After commercials, Michael and Dwight make the announcement about their new positions. Dwight lets Michael talk, but he doesn't stop preening the entire time. Angela formally congratulates Dwight. Stanley asks why Dwight got the job, and Michael tries again to guilt him into a confession by saying it's because "Dwight never lies." Stanley asks how that qualifies Dwight to run a branch, and Michael contends that truthfulness is all it takes. Certainly we've seen that poise isn't too highly valued. Michael tries again with the guilts, asking Dwight to say a few words about loyalty. Dwight doesn't remotely take the bait, and blah blahs about taking the few staffers who'll stay in his employ "into the black with ferocity." Maybe he heard part of that whole tiger speech. Phyllis asks what Michael will do, and he says he'll be fine. He admits, under questioning, that he has no savings, but insists that he won't lose his condo. Pam interviews that she has an old, broken vacuum cleaner, and that if Dwight doesn't work out, it could be manager. That depends, Pam -- does it suck with forked tongue?! Phyllis: "Maybe I'll quit." Just "maybe"? Huh.
Angela excitedly meets with Dwight at the vending machine to celebrate what she thinks of as their success. Dwight says that he will be the one making a difference in the branch, but that Angela "can be in charge of the women." He leaves her to smirk at the possibilities, as though she isn't already in charge of the women. Hello? Head of the Party Planning Committee?

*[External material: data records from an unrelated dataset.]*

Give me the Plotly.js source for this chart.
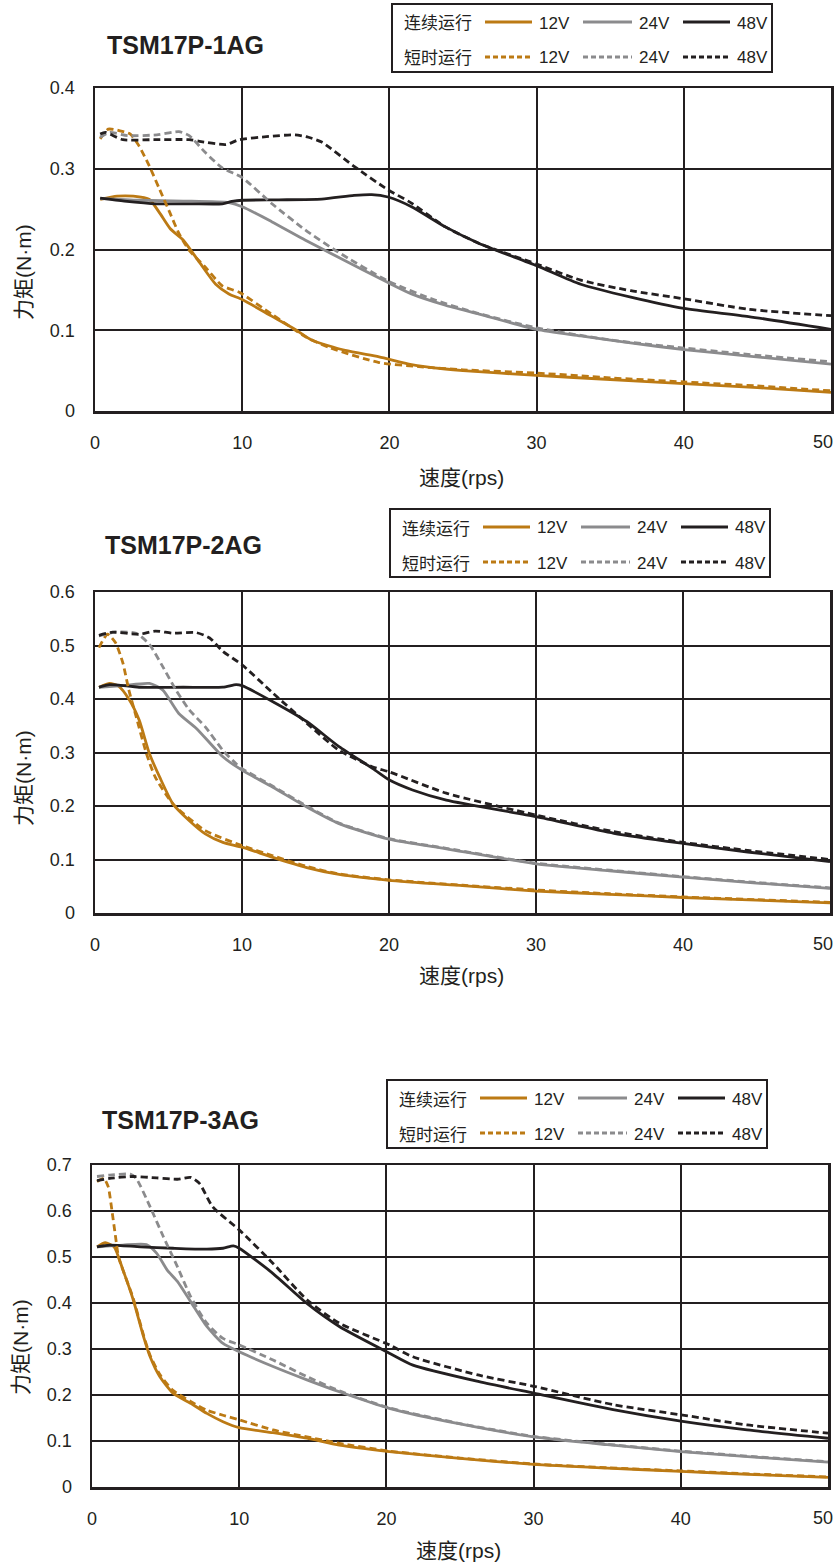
<!DOCTYPE html>
<html><head><meta charset="utf-8">
<script src="https://cdn.plot.ly/plotly-3.0.1.min.js"></script>
<style>html,body{margin:0;padding:0;background:#fff}</style>
</head><body><div id="chart" style="width:836px;height:1566px"></div>
<script>
// ---------- Data (speed rps -> torque N·m) ----------
const chartTitles = ['TSM17P-1AG', 'TSM17P-2AG', 'TSM17P-3AG'];
const voltages = ['12V', '24V', '48V'];
const rowLabels = ['连续运行', '短时运行'];
const xTicks = [0, 10, 20, 30, 40, 50];
const xTickText = ['0', '10', '20', '30', '40', '50'];
const yMax = [0.4, 0.6, 0.7];

// Chart 1: TSM17P-1AG
const c1_12c_x = [0.35,1.5,2.6,3.7,4.4,5.1,6.0,7.1,8.2,9.1,10,12,13.6,14.7,17,19.3,21.5,23.8,25,30,35,40,45,50];
const c1_12c_y = [0.262,0.266,0.266,0.262,0.245,0.226,0.2115,0.184,0.157,0.145,0.138,0.1175,0.101,0.088,0.075,0.067,0.0575,0.052,0.050,0.044,0.039,0.034,0.029,0.023];
const c1_12s_x = [0.35,0.9,1.7,2.4,3.0,3.7,4.4,5.1,5.7,6.4,7.5,8.65,9.8,12,14.3,16,19.3,22,25,30,35,40,45,50];
const c1_12s_y = [0.337,0.349,0.347,0.343,0.328,0.303,0.274,0.245,0.22,0.199,0.178,0.155,0.147,0.12,0.092,0.078,0.060,0.055,0.051,0.047,0.041,0.036,0.031,0.025];
const c1_24c_x = [0.35,3,6,9.1,10,12,14.3,16.5,19.9,21.5,23.8,26.1,30,33,36.5,40,44.4,50];
const c1_24c_y = [0.263,0.261,0.260,0.258,0.253,0.2345,0.2115,0.1906,0.159,0.145,0.131,0.120,0.101,0.093,0.084,0.076,0.068,0.058];
const c1_24s_x = [0.35,1,2.2,4.2,5.7,6.4,7.5,8.65,10,12,14.3,16.5,19.9,23,26,30,35,40,45,50];
const c1_24s_y = [0.339,0.345,0.341,0.342,0.346,0.341,0.320,0.301,0.289,0.257,0.224,0.197,0.161,0.138,0.121,0.103,0.088,0.078,0.069,0.061];
const c1_48c_x = [0.35,2,4.2,6.5,8.65,9.3,10,12.5,15.4,17.6,18.8,19.9,21.5,23.8,26.1,30,33,36.4,40,44.4,50];
const c1_48c_y = [0.2637,0.260,0.2566,0.2566,0.2566,0.2595,0.261,0.2615,0.2624,0.267,0.268,0.265,0.253,0.228,0.2075,0.180,0.157,0.141,0.127,0.117,0.101];
const c1_48s_x = [0.35,0.7,1.9,4,6.4,7.1,8.9,9.8,11.8,13.6,14.5,15.4,17.6,19.9,21.5,23.8,26.1,30,33,36.4,40,44.4,50];
const c1_48s_y = [0.343,0.345,0.336,0.336,0.336,0.334,0.330,0.336,0.340,0.342,0.339,0.333,0.303,0.274,0.2575,0.228,0.2075,0.182,0.162,0.149,0.139,0.126,0.118];

// Chart 2: TSM17P-2AG
const c2_12c_x = [0.27,1,1.6,2.3,3,3.7,4.4,5.3,6.4,7.5,8.7,10,12.1,14.4,16.6,20,25,30,35,40,45,50];
const c2_12c_y = [0.422,0.429,0.424,0.400,0.361,0.298,0.254,0.204,0.173,0.148,0.132,0.123,0.104,0.085,0.072,0.061,0.051,0.041,0.035,0.029,0.024,0.019];
const c2_12s_x = [0.27,0.85,1.4,1.9,2.3,2.8,3.5,4.1,5.3,7.5,10,12.1,14.4,16.6,20,25,30,35,40,45,50];
const c2_12s_y = [0.496,0.521,0.505,0.467,0.417,0.367,0.298,0.254,0.204,0.154,0.126,0.107,0.087,0.073,0.062,0.052,0.043,0.036,0.030,0.025,0.020];
const c2_24c_x = [0.27,1.9,3.7,4.6,5.7,6.9,8.7,10,12.1,14.4,16.6,20,23.9,30,35,40,45,50];
const c2_24c_y = [0.422,0.425,0.429,0.417,0.373,0.345,0.292,0.267,0.235,0.198,0.167,0.138,0.120,0.092,0.079,0.067,0.056,0.046];
const c2_24s_x = [0.27,1.4,2.8,3.7,4.6,5.5,6.4,7.5,8.7,9.6,10,12.1,14.4,16.6,20,23.9,30,35,40,45,50];
const c2_24s_y = [0.518,0.525,0.523,0.502,0.461,0.417,0.380,0.348,0.304,0.279,0.270,0.237,0.200,0.168,0.139,0.121,0.093,0.080,0.068,0.057,0.047];
const c2_48c_x = [0.27,1,3,6,8.7,9.6,10,12.1,14.4,16.6,18.9,20,21.6,23.9,30,35.3,40,44.4,50];
const c2_48c_y = [0.422,0.427,0.422,0.422,0.422,0.427,0.425,0.395,0.358,0.311,0.270,0.249,0.230,0.211,0.180,0.149,0.130,0.114,0.096];
const c2_48s_x = [0.27,1.2,3,4.1,5.3,6.9,7.8,8.7,10,12.1,14.4,16.6,18.9,20,23.9,30,35.3,40,44.4,50];
const c2_48s_y = [0.519,0.525,0.521,0.527,0.523,0.524,0.514,0.489,0.464,0.411,0.355,0.304,0.273,0.264,0.224,0.183,0.152,0.132,0.117,0.100];

// Chart 3: TSM17P-3AG
const c3_12c_x = [0.34,0.9,1.5,2.1,2.8,3.5,3.95,4.6,5.5,6.7,7.8,8.9,10,12.3,14.6,16.8,20.2,25,30,35,40,45,50];
const c3_12c_y = [0.522,0.531,0.522,0.472,0.407,0.327,0.283,0.240,0.204,0.182,0.160,0.142,0.129,0.118,0.106,0.091,0.077,0.062,0.049,0.041,0.034,0.027,0.021];
const c3_12s_x = [0.34,0.8,1.1,1.35,1.6,1.8,2.1,2.8,3.5,3.95,4.6,5.5,6.7,7.8,8.9,10,12.3,14.6,16.8,20.2,25,30,35,40,45,50];
const c3_12s_y = [0.664,0.671,0.653,0.602,0.544,0.500,0.472,0.410,0.330,0.286,0.245,0.210,0.186,0.167,0.156,0.146,0.124,0.109,0.095,0.078,0.063,0.050,0.042,0.035,0.028,0.022];
const c3_24c_x = [0.34,2.1,3.7,4.4,5.1,5.8,6.7,7.8,8.9,10,12.3,14.6,16.8,20.2,25,30,35,40,45,50];
const c3_24c_y = [0.522,0.526,0.527,0.508,0.472,0.447,0.403,0.349,0.312,0.294,0.262,0.233,0.207,0.171,0.137,0.109,0.092,0.077,0.065,0.054];
const c3_24s_x = [0.34,1.2,2.6,3,3.95,4.85,5.8,6.7,7.8,8.9,10,12.3,14.6,16.8,20.2,25,30,35,40,45,50];
const c3_24s_y = [0.675,0.678,0.680,0.671,0.609,0.544,0.479,0.414,0.356,0.323,0.309,0.276,0.240,0.209,0.172,0.138,0.110,0.093,0.078,0.066,0.055];
const c3_48c_x = [0.34,1.2,3.3,5.5,7.8,8.9,9.6,10,12.3,14.6,16.8,20.2,21.8,26.3,30,35.4,40,44.5,50];
const c3_48c_y = [0.522,0.526,0.522,0.519,0.517,0.519,0.524,0.519,0.464,0.399,0.349,0.291,0.265,0.229,0.204,0.168,0.143,0.124,0.106];
const c3_48s_x = [0.34,1.2,2.8,4.4,5.8,6.7,7.3,8.2,10,12.3,14.6,16.8,20.2,21.8,26.3,30,35.4,40,44.5,50];
const c3_48s_y = [0.666,0.671,0.675,0.672,0.669,0.673,0.660,0.609,0.559,0.486,0.407,0.356,0.309,0.283,0.243,0.219,0.179,0.157,0.135,0.117];

// ---------- Styling ----------
const W = 836, H = 1566;
const COLORS = {'12V': '#bc7a14', '24V': '#8b8b8d', '48V': '#231f20'};
const AXC = '#231f20';
const FONT = 'Liberation Sans, Arial, Noto Sans CJK SC, sans-serif';
const CJK = 'Noto Sans CJK SC, Liberation Sans, sans-serif';
const DASH = '7px,4px';
function px(x) { return x / W; }
function py(y) { return 1 - y / H; }

const series = [
  [[c1_12c_x,c1_12c_y],[c1_24c_x,c1_24c_y],[c1_48c_x,c1_48c_y],[c1_12s_x,c1_12s_y],[c1_24s_x,c1_24s_y],[c1_48s_x,c1_48s_y]],
  [[c2_12c_x,c2_12c_y],[c2_24c_x,c2_24c_y],[c2_48c_x,c2_48c_y],[c2_12s_x,c2_12s_y],[c2_24s_x,c2_24s_y],[c2_48s_x,c2_48s_y]],
  [[c3_12c_x,c3_12c_y],[c3_24c_x,c3_24c_y],[c3_48c_x,c3_48c_y],[c3_12s_x,c3_12s_y],[c3_24s_x,c3_24s_y],[c3_48s_x,c3_48s_y]]
];

// pixel geometry for each panel
const geo = [
  {plot:{l:95,r:831,t:88,b:411}, leg:{l:392,t:4}, title:{x:105,y:45}, ytl:{x:23,y:272}, xtl:{x:461,y:477}},
  {plot:{l:95,r:830,t:592,b:913}, leg:{l:390,t:509}, title:{x:103,y:545}, ytl:{x:23,y:778}, xtl:{x:461,y:975}},
  {plot:{l:92,r:828,t:1165,b:1487}, leg:{l:387,t:1080}, title:{x:100,y:1120}, ytl:{x:20,y:1347}, xtl:{x:459,y:1550}}
];

const traces = [];
const layout = {
  width: W, height: H,
  margin: {l:0, r:0, t:0, b:0},
  paper_bgcolor: '#fff', plot_bgcolor: '#fff',
  showlegend: false,
  font: {family: FONT, color: '#231f20', size: 17},
  shapes: [], annotations: []
};

for (let c = 0; c < 3; c++) {
  const g = geo[c];
  const sfx = c === 0 ? '' : String(c + 1);
  series[c].forEach((s, i) => {
    const v = voltages[i % 3];
    traces.push({
      x: s[0], y: s[1], type: 'scatter', mode: 'lines',
      name: rowLabels[i < 3 ? 0 : 1] + ' ' + v,
      xaxis: 'x' + sfx, yaxis: 'y' + sfx,
      line: {color: COLORS[v], width: 2.8, dash: i < 3 ? 'solid' : DASH, shape: 'spline', smoothing: 0.6},
      hoverinfo: 'x+y+name'
    });
  });
  // last x tick label ("50") sits at the paper edge: drawn as an annotation pulled inside
  const shownText = xTickText.map((t, k) => k === xTickText.length - 1 ? '' : t);
  layout['xaxis' + sfx] = {
    domain: [px(g.plot.l), px(g.plot.r)], anchor: 'y' + sfx,
    range: [0, 50], tickvals: xTicks, ticktext: shownText, ticks: '', ticklabelstandoff: 14,
    showgrid: true, gridcolor: AXC, gridwidth: 2, zeroline: false,
    showline: true, mirror: true, linecolor: AXC, linewidth: 2.5,
    tickfont: {family: FONT, size: 18, color: '#231f20'}
  };
  layout.annotations.push({text: xTickText[xTickText.length - 1], xref: 'paper', yref: 'paper',
    x: px(835), y: py(g.plot.b + 31), xanchor: 'right', yanchor: 'middle', showarrow: false,
    font: {family: FONT, size: 18, color: '#231f20'}});
  const yt = [];
  for (let k = 0; k <= Math.round(yMax[c] * 10); k++) yt.push(+(k / 10).toFixed(1));
  layout['yaxis' + sfx] = {
    domain: [py(g.plot.b), py(g.plot.t)], anchor: 'x' + sfx,
    range: [0, yMax[c]], tickvals: yt, ticks: '', ticklabelstandoff: 14,
    showgrid: true, gridcolor: AXC, gridwidth: 2, zeroline: false,
    showline: true, mirror: true, linecolor: AXC, linewidth: 2.5,
    tickfont: {family: FONT, size: 18, color: '#231f20'}
  };
  // chart title
  layout.annotations.push({text: '<b>' + chartTitles[c] + '</b>', xref: 'paper', yref: 'paper',
    x: px(g.title.x), y: py(g.title.y), xanchor: 'left', yanchor: 'middle', showarrow: false,
    font: {family: FONT, size: 25, color: '#231f20'}});
  // axis titles
  layout.annotations.push({text: '力矩(N·m)', xref: 'paper', yref: 'paper', textangle: -90,
    x: px(g.ytl.x), y: py(g.ytl.y), xanchor: 'center', yanchor: 'middle', showarrow: false,
    font: {family: FONT, size: 21, color: '#231f20'}});
  layout.annotations.push({text: '速度(rps)', xref: 'paper', yref: 'paper',
    x: px(g.xtl.x), y: py(g.xtl.y), xanchor: 'center', yanchor: 'middle', showarrow: false,
    font: {family: FONT, size: 21, color: '#231f20'}});
  // legend box
  const L = g.leg.l, T = g.leg.t;
  layout.shapes.push({type: 'rect', xref: 'paper', yref: 'paper',
    x0: px(L), x1: px(L + 380), y0: py(T), y1: py(T + 68),
    line: {color: AXC, width: 2}, fillcolor: '#fff', layer: 'above'});
  const rowsY = [T + 18, T + 53];
  const lineX = [[93, 140], [191, 240], [291, 338]];
  const textX = [145, 245, 343];
  rowsY.forEach((ry, r) => {
    layout.annotations.push({text: rowLabels[r], xref: 'paper', yref: 'paper',
      x: px(L + 10), y: py(ry), xanchor: 'left', yanchor: 'middle', showarrow: false,
      font: {family: CJK, size: 17, color: '#231f20'}});
    voltages.forEach((v, k) => {
      layout.shapes.push({type: 'line', xref: 'paper', yref: 'paper',
        x0: px(L + lineX[k][0]), x1: px(L + lineX[k][1]), y0: py(ry), y1: py(ry),
        line: {color: COLORS[v], width: 2.8, dash: r === 0 ? 'solid' : '5px,3px'}, layer: 'above'});
      layout.annotations.push({text: v, xref: 'paper', yref: 'paper',
        x: px(L + textX[k]), y: py(ry + 1), xanchor: 'left', yanchor: 'middle', showarrow: false,
        font: {family: FONT, size: 17, color: '#231f20'}});
    });
  });
}

Plotly.newPlot('chart', traces, layout, {staticPlot: true, displayModeBar: false});
</script>
</body></html>
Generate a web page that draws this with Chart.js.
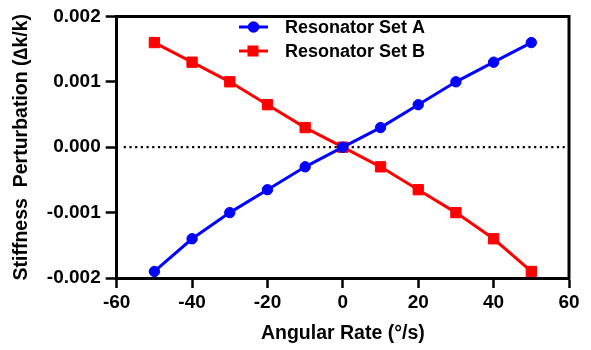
<!DOCTYPE html>
<html>
<head>
<meta charset="utf-8">
<script src="https://cdn.jsdelivr.net/npm/chart.js@4/dist/chart.umd.min.js"></script>
<style>
html,body{margin:0;padding:0;background:#fff;}
#c{display:block;}
</style>
</head>
<body>
<canvas id="c" width="591" height="350"></canvas>
<script>
const rates = [-50, -40, -30, -20, -10, 0, 10, 20, 30, 40, 50];
const setA = [-0.0019, -0.0014, -0.001, -0.00065, -0.0003, 0, 0.0003, 0.00065, 0.001, 0.0013, 0.0016];
const setB = [0.0016, 0.0013, 0.001, 0.00065, 0.0003, 0, -0.0003, -0.00065, -0.001, -0.0014, -0.0019];
const seriesNames = ['Resonator Set A', 'Resonator Set B'];
const xTicks = [-60, -40, -20, 0, 20, 40, 60];
const yTicks = [-0.002, -0.001, 0, 0.001, 0.002];
const xTitle = 'Angular Rate (°/s)';
const yTitle = 'Stiffness  Perturbation (∆k/k)';

const FONT = '"Liberation Sans", Arial, Helvetica, sans-serif';

const toPts = (ys) => rates.map((x, i) => ({x: x, y: ys[i]}));

const framePlugin = {
  id: 'frame',
  beforeDatasetsDraw(chart) {
    const {ctx, chartArea: a, scales} = chart;
    const y0 = scales.y.getPixelForValue(0);
    ctx.save();
    ctx.strokeStyle = '#000';
    ctx.lineWidth = 2.2;
    ctx.setLineDash([2.2, 3.5]);
    ctx.beginPath();
    ctx.moveTo(a.left + 7, y0);
    ctx.lineTo(a.right - 2, y0);
    ctx.stroke();
    ctx.restore();
  },
  afterDraw(chart) {
    const {ctx, chartArea: a} = chart;
    ctx.save();
    ctx.strokeStyle = '#000';
    ctx.lineWidth = 3;
    ctx.beginPath();
    ctx.moveTo(a.left - 1.5, a.top);
    ctx.lineTo(a.right, a.top);
    ctx.lineTo(a.right, a.bottom + 1.5);
    ctx.stroke();
    // legend
    const rows = [27, 51];
    chart.data.datasets.forEach((ds, i) => {
      const y = rows[i];
      ctx.strokeStyle = ds.borderColor;
      ctx.lineWidth = 3;
      ctx.beginPath();
      ctx.moveTo(239, y);
      ctx.lineTo(268, y);
      ctx.stroke();
      ctx.fillStyle = ds.backgroundColor;
      if (ds.pointStyle === 'rect') {
        ctx.fillRect(253 - 5.5, y - 5.5, 11, 11);
      } else {
        ctx.beginPath();
        ctx.arc(253.5, y, 5.8, 0, Math.PI * 2);
        ctx.fill();
      }
      ctx.fillStyle = '#000';
      ctx.font = 'bold 18px ' + FONT;
      ctx.textAlign = 'left';
      ctx.textBaseline = 'middle';
      ctx.fillText(ds.label, 285, y + 1);
    });
    ctx.restore();
  }
};

new Chart(document.getElementById('c'), {
  type: 'scatter',
  data: {
    datasets: [
      {
        label: seriesNames[0],
        data: toPts(setA),
        showLine: true,
        borderColor: '#0000FF',
        backgroundColor: '#0000FF',
        borderWidth: 3,
        pointStyle: 'circle',
        pointRadius: 5.2,
        pointBorderWidth: 1,
        pointBorderColor: '#0000FF',
        pointBackgroundColor: '#0000FF',
        clip: false
      },
      {
        label: seriesNames[1],
        data: toPts(setB),
        showLine: true,
        borderColor: '#FF0000',
        backgroundColor: '#FF0000',
        borderWidth: 3,
        pointStyle: 'rect',
        pointRadius: 7.3,
        pointBorderWidth: 1,
        pointBorderColor: '#FF0000',
        pointBackgroundColor: '#FF0000',
        clip: false
      }
    ]
  },
  options: {
    responsive: false,
    animation: false,
    devicePixelRatio: 1,
    layout: {padding: {left: 0, right: 22, top: 14, bottom: 0}},
    plugins: {legend: {display: false}, tooltip: {enabled: false}},
    scales: {
      x: {
        type: 'linear',
        min: xTicks[0],
        max: xTicks[xTicks.length - 1],
        afterBuildTicks(scale) { scale.ticks = xTicks.map(v => ({value: v})); },
        afterFit(scale) { scale.height = 72; },
        ticks: {
          color: '#000',
          font: {family: FONT, size: 19, weight: 'bold'},
          padding: 3.5,
          maxRotation: 0,
          autoSkip: false,
          callback: (v) => String(v)
        },
        grid: {drawOnChartArea: false, drawTicks: true, tickLength: 10, tickColor: '#000', tickWidth: 2.5},
        border: {color: '#000', width: 3},
        title: {
          display: true,
          text: xTitle,
          color: '#000',
          font: {family: FONT, size: 19.5, weight: 'bold'},
          padding: {top: 0, bottom: 4.3}
        }
      },
      y: {
        type: 'linear',
        min: yTicks[0],
        max: yTicks[yTicks.length - 1],
        afterBuildTicks(scale) { scale.ticks = yTicks.map(v => ({value: v})); },
        afterFit(scale) { scale.width = 116.7; },
        ticks: {
          color: '#000',
          font: {family: FONT, size: 19, weight: 'bold'},
          padding: 5,
          autoSkip: false,
          callback: (v) => Number(v).toFixed(3)
        },
        grid: {drawOnChartArea: false, drawTicks: true, tickLength: 11, tickColor: '#000', tickWidth: 2.5},
        border: {color: '#000', width: 3},
        title: {
          display: true,
          text: yTitle,
          color: '#000',
          font: {family: FONT, size: 19.5, weight: 'bold'},
          padding: {top: 10.3, bottom: 0}
        }
      }
    }
  },
  plugins: [framePlugin]
});
</script>
</body>
</html>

Stamford. Karen tells the camera to look at "how cute he is": her Call Of Duty avatar is behind Jim's, and Jim's has penned itself into a corner because Jim doesn't know how to turn his guy around; he's also "trying to shoot with a smoke grenade." She speaks up to tell him which keystrokes will get him facing out again; he follows her instructions, and her guy shoots his guy in the face. "Psychopath," says Jim to the camera, and Karen's triumphant grin fades a little, because the truth hurts.